Repensar o modo como é apresentada, que tem sido neoliberal e eurocêntrico, ou americano, não tendo em conta o contexto africano. Penso que quando se diz democracia, democracia, democracia, sem explicar como isso melhora o dia-a-dia, muita gente não estará disposta a aceitá-la. É preciso fazer chegar de modo compreensível a mensagem às pessoas, principalmente às que vivem em zonas rurais

Explicando-lhes os benefícios?
Sim. Explicando como é que a democracia traz comida para a mesa, como é que a melhoria da situação dos direitos humanos melhora a educação dos filhos. Navi Pillay [alta-comissária das Nações Unidas para Direitos Humanos] explicou essa relação quando visitou o Zimbabwe em 2012. Um dos exemplos que deu foi: se for permitido o fluxo da informação, isso fará com que um país esteja mais bem preparado para responder aos desastres, para planear melhor as respostas se houver seca, sem informação livre isso não é possível.
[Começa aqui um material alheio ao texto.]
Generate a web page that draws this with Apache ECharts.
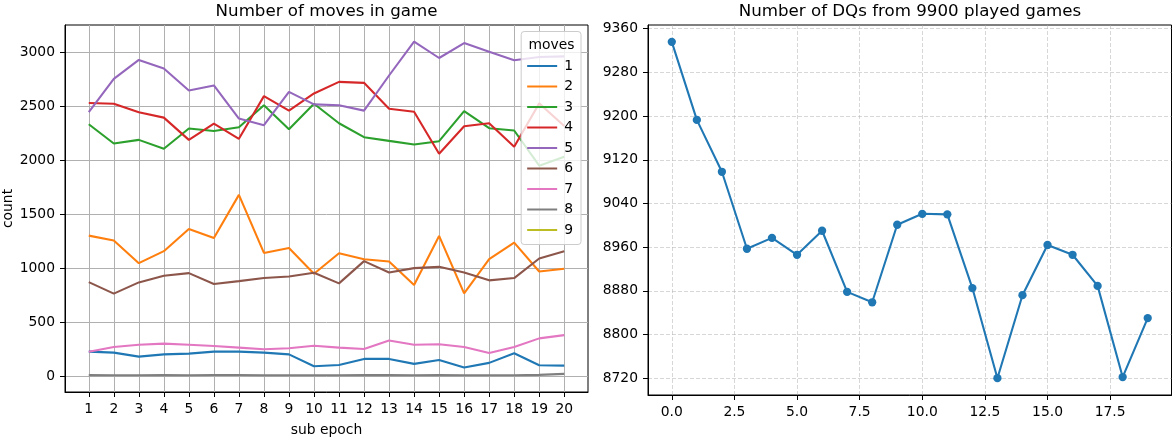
<!DOCTYPE html>
<html>
<head>
<meta charset="utf-8">
<script src="https://cdn.jsdelivr.net/npm/echarts@6/dist/echarts.min.js"></script>
<style>
html, body { margin: 0; padding: 0; background: #ffffff; }
#chart { width: 1176px; height: 442px; }
</style>
</head>
<body>
<div id="chart"></div>
<script>
// ---------- data ----------
const subEpochs = [1, 2, 3, 4, 5, 6, 7, 8, 9, 10, 11, 12, 13, 14, 15, 16, 17, 18, 19, 20];
const moveNames = ['1', '2', '3', '4', '5', '6', '7', '8', '9'];
const moves1 = [227, 218, 181, 202, 209, 227, 227, 218, 202, 92, 104, 160, 160, 114, 150, 80, 123, 212, 101, 98];
const moves2 = [1301, 1255, 1046, 1157, 1362, 1279, 1678, 1141, 1187, 948, 1138, 1083, 1062, 844, 1298, 767, 1083, 1236, 969, 994];
const moves3 = [2332, 2154, 2187, 2105, 2292, 2270, 2304, 2507, 2286, 2522, 2341, 2212, 2178, 2145, 2175, 2454, 2295, 2274, 1948, 2031];
const moves4 = [2528, 2522, 2442, 2393, 2187, 2338, 2197, 2592, 2458, 2617, 2724, 2715, 2476, 2448, 2059, 2313, 2341, 2123, 2525, 2316];
const moves5 = [2445, 2752, 2927, 2847, 2645, 2691, 2384, 2323, 2632, 2516, 2507, 2458, 2783, 3096, 2945, 3083, 3003, 2924, 2954, 2960];
const moves6 = [871, 764, 868, 930, 954, 853, 880, 908, 923, 957, 859, 1065, 960, 1000, 1012, 960, 887, 908, 1089, 1157];
const moves7 = [227, 270, 291, 301, 291, 279, 264, 249, 258, 282, 264, 252, 331, 291, 295, 270, 215, 270, 350, 380];
const moves8 = [10, 9, 9, 10, 8, 11, 11, 9, 8, 9, 9, 10, 10, 9, 11, 8, 9, 9, 12, 21];
const moves9 = [];
const leftXTicks = [1, 2, 3, 4, 5, 6, 7, 8, 9, 10, 11, 12, 13, 14, 15, 16, 17, 18, 19, 20];
const leftYTicks = [0, 500, 1000, 1500, 2000, 2500, 3000];

const dqIndex = [0, 1, 2, 3, 4, 5, 6, 7, 8, 9, 10, 11, 12, 13, 14, 15, 16, 17, 18, 19];
const dqCounts = [9336, 9193, 9098, 8957, 8977, 8946, 8990, 8878, 8859, 9001, 9021, 9020, 8885, 8720, 8872, 8964, 8946, 8889, 8722, 8830];
const rightXTicks = [0, 2.5, 5, 7.5, 10, 12.5, 15, 17.5];
const rightYTicks = [8720, 8800, 8880, 8960, 9040, 9120, 9200, 9280, 9360];

// ---------- styling ----------
const FONT = 'DejaVu Sans';
const TAB10 = ['#1f77b4', '#ff7f0e', '#2ca02c', '#d62728', '#9467bd', '#8c564b', '#e377c2', '#7f7f7f', '#bcbd22'];
const LW = 2.08;
const TICK_FS = 13.89;

function padRange(values, frac) {
  const lo = Math.min(...values), hi = Math.max(...values);
  const m = (hi - lo) * frac;
  return [lo - m, hi + m];
}

const allMoves = [moves1, moves2, moves3, moves4, moves5, moves6, moves7, moves8, moves9];
const leftXR = padRange(subEpochs, 0.05);
const leftYR = padRange([].concat(...allMoves), 0.05);
const rightXR = padRange(dqIndex, 0.05);
const rightYR = padRange(dqCounts, 0.05);

function axisCommon(ticks, fmt, gridColor, dashed) {
  return {
    type: 'value',
    axisLine: { show: true, onZero: false, lineStyle: { color: '#000', width: 1 } },
    axisTick: { show: true, inside: false, length: 5, customValues: ticks, lineStyle: { color: '#000', width: 1 } },
    axisLabel: { customValues: ticks, formatter: fmt, color: '#000', fontSize: TICK_FS, fontFamily: FONT, margin: 10 },
    splitLine: { show: true, lineStyle: { color: gridColor, width: 1, type: dashed ? [4, 2] : 'solid' } },
    minorTick: { show: false },
    splitArea: { show: false }
  };
}

const series = [];
allMoves.forEach((arr, i) => {
  series.push({
    type: 'line',
    name: moveNames[i],
    xAxisIndex: 0,
    yAxisIndex: 0,
    data: arr.map((v, j) => [subEpochs[j], v]),
    symbol: 'none',
    lineStyle: { width: LW, color: TAB10[i] },
    itemStyle: { color: TAB10[i] },
    z: 2 + i * 0.01,
    silent: true
  });
});
series.push({
  type: 'line',
  name: 'dq',
  xAxisIndex: 1,
  yAxisIndex: 1,
  data: dqCounts.map((v, j) => [dqIndex[j], v]),
  symbol: 'circle',
  symbolSize: 8.3,
  lineStyle: { width: LW, color: TAB10[0] },
  itemStyle: { color: TAB10[0] },
  silent: true
});

const option = {
  animation: false,
  backgroundColor: '#ffffff',
  textStyle: { fontFamily: FONT },
  grid: [
    { left: 65, top: 25, width: 523, height: 370, show: true, borderColor: '#000', borderWidth: 1, backgroundColor: 'transparent' },
    { left: 648, top: 25, width: 523.5, height: 370, show: true, borderColor: '#000', borderWidth: 1, backgroundColor: 'transparent' }
  ],
  xAxis: [
    Object.assign(axisCommon(leftXTicks, v => String(v), '#b0b0b0', false), {
      gridIndex: 0, min: leftXR[0], max: leftXR[1],
      name: 'sub epoch', nameLocation: 'middle', nameGap: 31,
      nameTextStyle: { fontSize: TICK_FS, color: '#000', fontFamily: FONT }
    }),
    Object.assign(axisCommon(rightXTicks, v => v.toFixed(1), 'rgba(176,176,176,0.5)', true), {
      gridIndex: 1, min: rightXR[0], max: rightXR[1]
    })
  ],
  yAxis: [
    Object.assign(axisCommon(leftYTicks, v => String(v), '#b0b0b0', false), {
      gridIndex: 0, min: leftYR[0], max: leftYR[1],
      name: 'count', nameLocation: 'middle', nameGap: 50,
      nameTextStyle: { fontSize: TICK_FS, color: '#000', fontFamily: FONT }
    }),
    Object.assign(axisCommon(rightYTicks, v => String(v), 'rgba(176,176,176,0.5)', true), {
      gridIndex: 1, min: rightYR[0], max: rightYR[1]
    })
  ],
  legend: {
    data: moveNames,
    orient: 'vertical',
    right: 1176 - 581,
    top: 31.5,
    icon: 'rect',
    itemWidth: 30,
    itemHeight: 2,
    itemGap: 5.5,
    padding: [27, 8, 7, 6],
    backgroundColor: 'rgba(255,255,255,0.8)',
    borderColor: '#cccccc',
    borderWidth: 1,
    borderRadius: 3,
    selectedMode: false,
    textStyle: { fontSize: TICK_FS, fontFamily: FONT, color: '#000', lineHeight: 15, padding: [0, 0, 0, 2] }
  },
  graphic: [
    { type: 'text', x: 326.5, y: 12, z: 100, silent: true,
      style: { text: 'Number of moves in game', fontSize: 16.67, fontFamily: FONT, fill: '#000', align: 'center', verticalAlign: 'middle' } },
    { type: 'text', x: 910, y: 12, z: 100, silent: true,
      style: { text: 'Number of DQs from 9900 played games', fontSize: 16.67, fontFamily: FONT, fill: '#000', align: 'center', verticalAlign: 'middle' } },
    { type: 'text', x: 551.5, y: 45, z: 100, silent: true,
      style: { text: 'moves', fontSize: TICK_FS, fontFamily: FONT, fill: '#000', align: 'center', verticalAlign: 'middle' } }
  ],
  series: series
};

const chart = echarts.init(document.getElementById('chart'), null, { renderer: 'canvas' });
chart.setOption(option);
</script>
</body>
</html>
Trata-se de ligar os valores da democracia, direitos humanos e estado direito aos assuntos económicos e sociais que afectam às pessoas. Como é que isso se faz? Uma das formas é encorajando a cidadania, a participação, a democracia local, ligando os princípios democráticos à prestação de serviços, alimentação, abastecimento de água e bens.  

Deve haver uma agenda específica de direitos humanos para África? Há quem entenda que há prioridades, como o direito à vida e a cuidados de saúde, em detrimento de direitos como os dos homossexuais.
Não. Os valores da Declaração Universal dos Direitos Humanos estão reflectidos na Carta Africana [dos Direitos do Homem e dos Povos]. O que é preciso é contextualizá-los de modo a que as pessoas localmente os entendam. Direitos humanos são direitos humanos, são valores universais. Nas sociedades africanas agrárias, anteriores à chegada dos ocidentais, as pessoas associavam-se nos tempos de dificuldades, participavam nas decisões políticas, escolhendo chefes e outras. O que acho que está a acontecer é que por parecer que a mensagem vem do Ocidente, há resistência, não das pessoas mas dos líderes.

Na conferência lançou a questão da sustentabilidade do crescimento num contexto de ausência de direitos humanos. Qual é a sua resposta?
Pode haver crescimento sem direitos humanos. Vemos isso, por exemplo, na Etiópia. A questão é se é sustentável no longo prazo. Um país onde há grandes edifícios, boas estradas mas as pessoas não são felizes, não se podem exprimir, isso não é desenvolvimento, não é sustentável.